Funding the federal government is the most important function of Congress, and the only thing that it absolutely has to do.
Rather than give priority to the first and singular duty of the House and get appropriations bills passed by the June 30 Budget Act deadline, Republicans have occupied themselves with partisan politics: investigations of the Biden administration; investigations of Hunter Biden, a private citizen; passage of messaging legislation with no chance of becoming law, given Democratic control of the Senate and presidency.
And, now that the deadline for funding the government is fast approaching and a shutdown looms, partisan politics are still being given priority.
While a formal budget resolution wasn’t passed, the agreement to raise the debt ceiling included an ad hoc one. The agreement included a cap on discretionary spending growth of 1% for the next two budget years.
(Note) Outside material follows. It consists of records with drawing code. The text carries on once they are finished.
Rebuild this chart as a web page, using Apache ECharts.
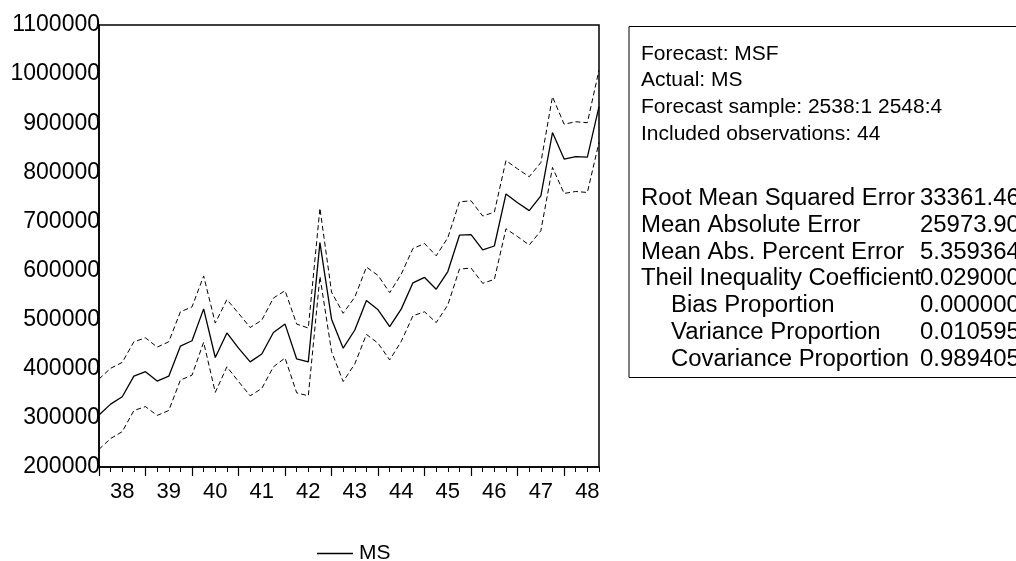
<!DOCTYPE html>
<html>
<head>
<meta charset="utf-8">
<title>MS forecast</title>
<script src="https://cdn.jsdelivr.net/npm/echarts@6/dist/echarts.min.js"></script>
<style>
  html, body { margin: 0; padding: 0; background: #fff; }
  #chart { width: 1016px; height: 561px; }
</style>
</head>
<body>
<div id="chart"></div>
<script>
// quarterly sample 2538:1 - 2548:4
var quarters = [
  "2538:1","2538:2","2538:3","2538:4","2539:1","2539:2","2539:3","2539:4",
  "2540:1","2540:2","2540:3","2540:4","2541:1","2541:2","2541:3","2541:4",
  "2542:1","2542:2","2542:3","2542:4","2543:1","2543:2","2543:3","2543:4",
  "2544:1","2544:2","2544:3","2544:4","2545:1","2545:2","2545:3","2545:4",
  "2546:1","2546:2","2546:3","2546:4","2547:1","2547:2","2547:3","2547:4",
  "2548:1","2548:2","2548:3","2548:4"
];

// forecast (solid)
var msForecast = [
  306000, 328000, 343000, 385000, 394000, 375000, 385000, 446000, 457000, 522000, 423000,
  473000, 442000, 414000, 430000, 474000, 491000, 420000, 414000, 657000, 501000, 442000,
  479000, 539000, 520000, 486000, 522000, 575000, 586000, 562000, 598000, 672000, 673000,
  642000, 650000, 756000, 738000, 722000, 752000, 881000, 827000, 832000, 831000, 934000
];

// +/- 2 S.E. bands (dashed)
var upperBand = [
  379000, 401000, 413000, 455000, 463000, 444000, 455000, 516000, 526000, 589000, 493000,
  541000, 513000, 484000, 499000, 544000, 559000, 491000, 483000, 727000, 556000, 513000,
  546000, 607000, 590000, 555000, 593000, 645000, 655000, 630000, 667000, 740000, 742000,
  711000, 719000, 824000, 807000, 791000, 820000, 954000, 898000, 903000, 901000, 1008000
];
var lowerBand = [
  236000, 258000, 272000, 315000, 323000, 305000, 315000, 377000, 387000, 454000, 352000,
  404000, 374000, 345000, 360000, 404000, 422000, 351000, 345000, 588000, 435000, 374000,
  410000, 470000, 452000, 418000, 456000, 508000, 516000, 494000, 530000, 603000, 605000,
  574000, 582000, 685000, 669000, 652000, 681000, 810000, 757000, 761000, 759000, 861000
];

var infoLines = [
  "Forecast: MSF",
  "Actual: MS",
  "Forecast sample: 2538:1 2548:4",
  "Included observations: 44"
];
var statNames = [
  "Root Mean Squared Error",
  "Mean Absolute Error",
  "Mean Abs. Percent Error",
  "Theil Inequality Coefficient",
  "Bias Proportion",
  "Variance Proportion",
  "Covariance Proportion"
];
var statValues = ["33361.46", "25973.90", "5.359364", "0.029000", "0.000000", "0.010595", "0.989405"];
var statIndent = [0, 0, 0, 0, 30, 30, 30];

var FONT = "Liberation Sans, Arial, sans-serif";

var myChart = echarts.init(document.getElementById('chart'));

// stats box on the right
var graphics = [{
  type: 'rect',
  shape: { x: 629, y: 26.5, width: 420, height: 351 },
  style: { fill: 'none', stroke: '#000', lineWidth: 1 }
}];
infoLines.forEach(function (t, i) {
  graphics.push({
    type: 'text', x: 641, y: 54 + i * 26.7, scaleX: 1.05,
    style: { text: t, x: 0, y: 0, fontSize: 20, fontFamily: FONT, fill: '#000', verticalAlign: 'middle' }
  });
});
statNames.forEach(function (t, i) {
  var yy = 199 + i * 26.7;
  graphics.push({
    type: 'text', x: 641 + statIndent[i], y: yy, scaleX: 1.04,
    style: { text: t, x: 0, y: 0, fontSize: 23, fontFamily: FONT, fill: '#000', verticalAlign: 'middle' }
  });
  graphics.push({
    type: 'text', x: 920, y: yy, scaleX: 1.04,
    style: { text: statValues[i], x: 0, y: 0, fontSize: 23, fontFamily: FONT, fill: '#000', verticalAlign: 'middle' }
  });
});

option = {
  animation: false,
  backgroundColor: '#fff',
  grid: {
    left: 99,
    right: 417,
    top: 25,
    bottom: 94,
    show: true,
    borderColor: '#000',
    borderWidth: 1.5
  },
  legend: {
    data: [{ name: 'MS', icon: 'rect' }],
    left: 312,
    top: 538,
    itemWidth: 36,
    itemHeight: 1.5,
    selectedMode: false,
    textStyle: { fontSize: 21, fontFamily: FONT, color: '#000', padding: [0, 0, 0, 1] }
  },
  xAxis: [
    {
      type: 'category',
      data: quarters,
      boundaryGap: false,
      position: 'bottom',
      axisLine: { show: true, lineStyle: { color: '#000', width: 1.5 } },
      axisTick: { show: true, interval: 0, length: 5, lineStyle: { color: '#000', width: 1 } },
      axisLabel: {
        interval: function (idx) { return idx % 4 === 2; },
        formatter: function (v) { return v.slice(2, 4); },
        margin: 14,
        fontSize: 22,
        fontFamily: FONT,
        color: '#000'
      },
      splitLine: { show: false }
    },
    {
      // longer ticks at the start of each year
      type: 'category',
      data: quarters,
      boundaryGap: false,
      position: 'bottom',
      axisLine: { show: false },
      axisTick: {
        show: true,
        interval: function (idx) { return idx % 4 === 0; },
        length: 9,
        lineStyle: { color: '#000', width: 1.2 }
      },
      axisLabel: { show: false },
      splitLine: { show: false }
    }
  ],
  yAxis: {
    type: 'value',
    min: 200000,
    max: 1100000,
    interval: 100000,
    axisLine: { show: true, lineStyle: { color: '#000', width: 1.5 } },
    axisTick: { show: false },
    splitLine: { show: false },
    axisLabel: {
      margin: -1,
      fontSize: 23,
      fontFamily: FONT,
      color: '#000',
      padding: [0, 0, 5, 0],
      formatter: function (v) { return String(v); }
    }
  },
  series: [
    {
      name: 'upper',
      type: 'line',
      data: upperBand,
      symbol: 'none',
      lineStyle: { color: '#000', width: 1, type: [5, 3] }
    },
    {
      name: 'MS',
      type: 'line',
      data: msForecast,
      symbol: 'none',
      itemStyle: { color: '#000' },
      lineStyle: { color: '#000', width: 1.3 }
    },
    {
      name: 'lower',
      type: 'line',
      data: lowerBand,
      symbol: 'none',
      lineStyle: { color: '#000', width: 1, type: [5, 3] }
    }
  ],
  graphic: graphics
};

myChart.setOption(option);
</script>
</body>
</html>
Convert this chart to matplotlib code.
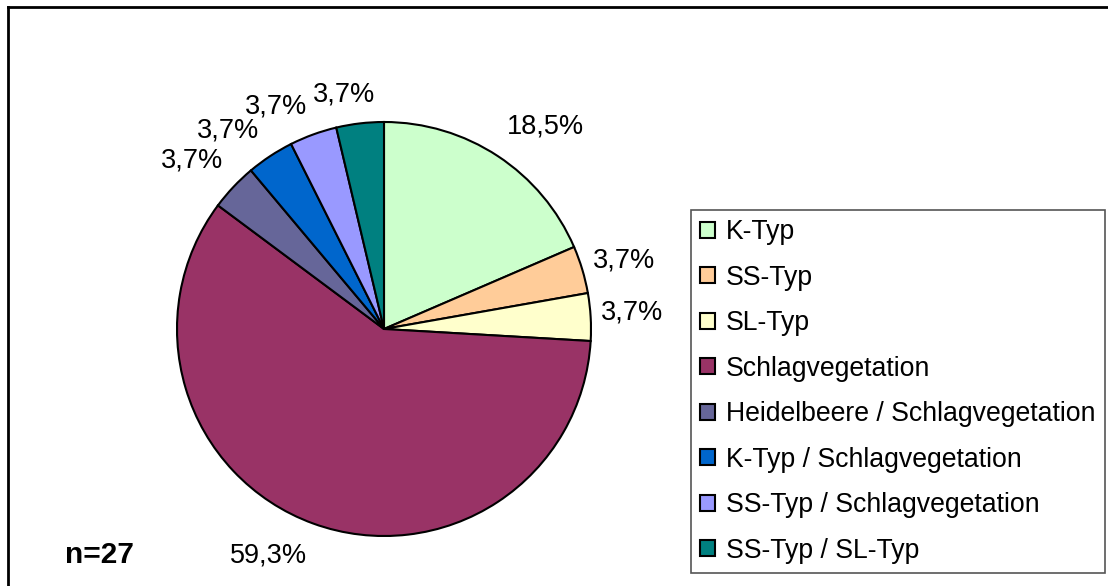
import matplotlib
matplotlib.use('Agg')
import matplotlib.pyplot as plt
from matplotlib.patches import Patch
from matplotlib.lines import Line2D

plt.rcParams['font.family'] = ['Liberation Sans', 'DejaVu Sans']

# data (counts, n=27)
categories = ["K-Typ", "SS-Typ", "SL-Typ", "Schlagvegetation",
              "Heidelbeere / Schlagvegetation", "K-Typ / Schlagvegetation",
              "SS-Typ / Schlagvegetation", "SS-Typ / SL-Typ"]
counts = [5, 1, 1, 16, 1, 1, 1, 1]
colors = ["#CCFFCC", "#FFCC99", "#FFFFCC", "#993366",
          "#666699", "#0066CC", "#9999FF", "#008080"]
n_label = "n=27"

# where Excel put the percentage labels (in pie-radius units)
label_pos = [(0.778, 0.976), (1.159, 0.329), (1.198, 0.082), (-0.560, -1.092),
             (-0.928, 0.812), (-0.754, 0.961), (-0.522, 1.077), (-0.193, 1.135)]

W, H = 1108, 586
fig = plt.figure(figsize=(W / 100, H / 100), dpi=100)

# pie axes: centre (384, 329) px, radius 207 px
cx, cy, r = 384, 329, 207
ax = fig.add_axes([(cx - r) / W, (H - cy - r) / H, 2 * r / W, 2 * r / H])

def fmt(p):
    return ("%.1f%%" % p).replace('.', ',')

wedges, texts, autotexts = ax.pie(
    counts, colors=colors, startangle=90, counterclock=False,
    autopct=fmt, pctdistance=1.21,
    wedgeprops=dict(edgecolor='black', linewidth=1.5),
    textprops=dict(fontsize=19.5))
for t, p in zip(autotexts, label_pos):
    t.set_position(p)
ax.set_xlim(-1, 1)
ax.set_ylim(-1, 1)
ax.axis('off')

# legend
handles = [Patch(facecolor=c, edgecolor='black', linewidth=1.5) for c in colors]
leg = fig.legend(handles, categories, loc='upper left',
                 bbox_to_anchor=(691 / W, 1 - 210 / H), borderaxespad=0,
                 fontsize=19.2, fancybox=False, framealpha=1,
                 edgecolor='#555555', handlelength=0.55, handleheight=0.55,
                 handletextpad=0.4, labelspacing=0.73, borderpad=0.35)
leg.get_frame().set_linewidth(1.2)

fig.text(65 / W, 1 - 555 / H, n_label, fontsize=21.5, fontweight='bold', va='center')

# outer chart frame (only top and left visible)
fig.add_artist(Line2D([8 / W, 1.0], [1 - 7 / H, 1 - 7 / H], color='black', linewidth=2))
fig.add_artist(Line2D([8 / W, 8 / W], [0.0, 1 - 7 / H], color='black', linewidth=2))

fig.savefig('out.png', dpi=100)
The Biden administration has requested $40 billion in supplemental spending on top of the spending cap for aid to Ukraine, disaster relief, and border security.
A reasonable argument could be had as to whether the $40 billion should be subject to the cap or appropriated in addition to it. But a small faction of the GOP caucus wants to ignore the debt ceiling agreement and hold spending to $120 billion below its spending cap.
I agree that more serious spending restraint is needed and warranted, given the sorry state of the federal government’s finances and the blowout spending sprees over the last few years. But that is not going to happen this session given the current political configuration, with Democratic control of the Senate and presidency.
In fact, there is a broad, bipartisan consensus in Congress about the appropriate spending level for next fiscal year. A bill setting overall spending at the debt ceiling limit plus the Biden administration's supplemental request would probably pass both chambers with around 70% approval.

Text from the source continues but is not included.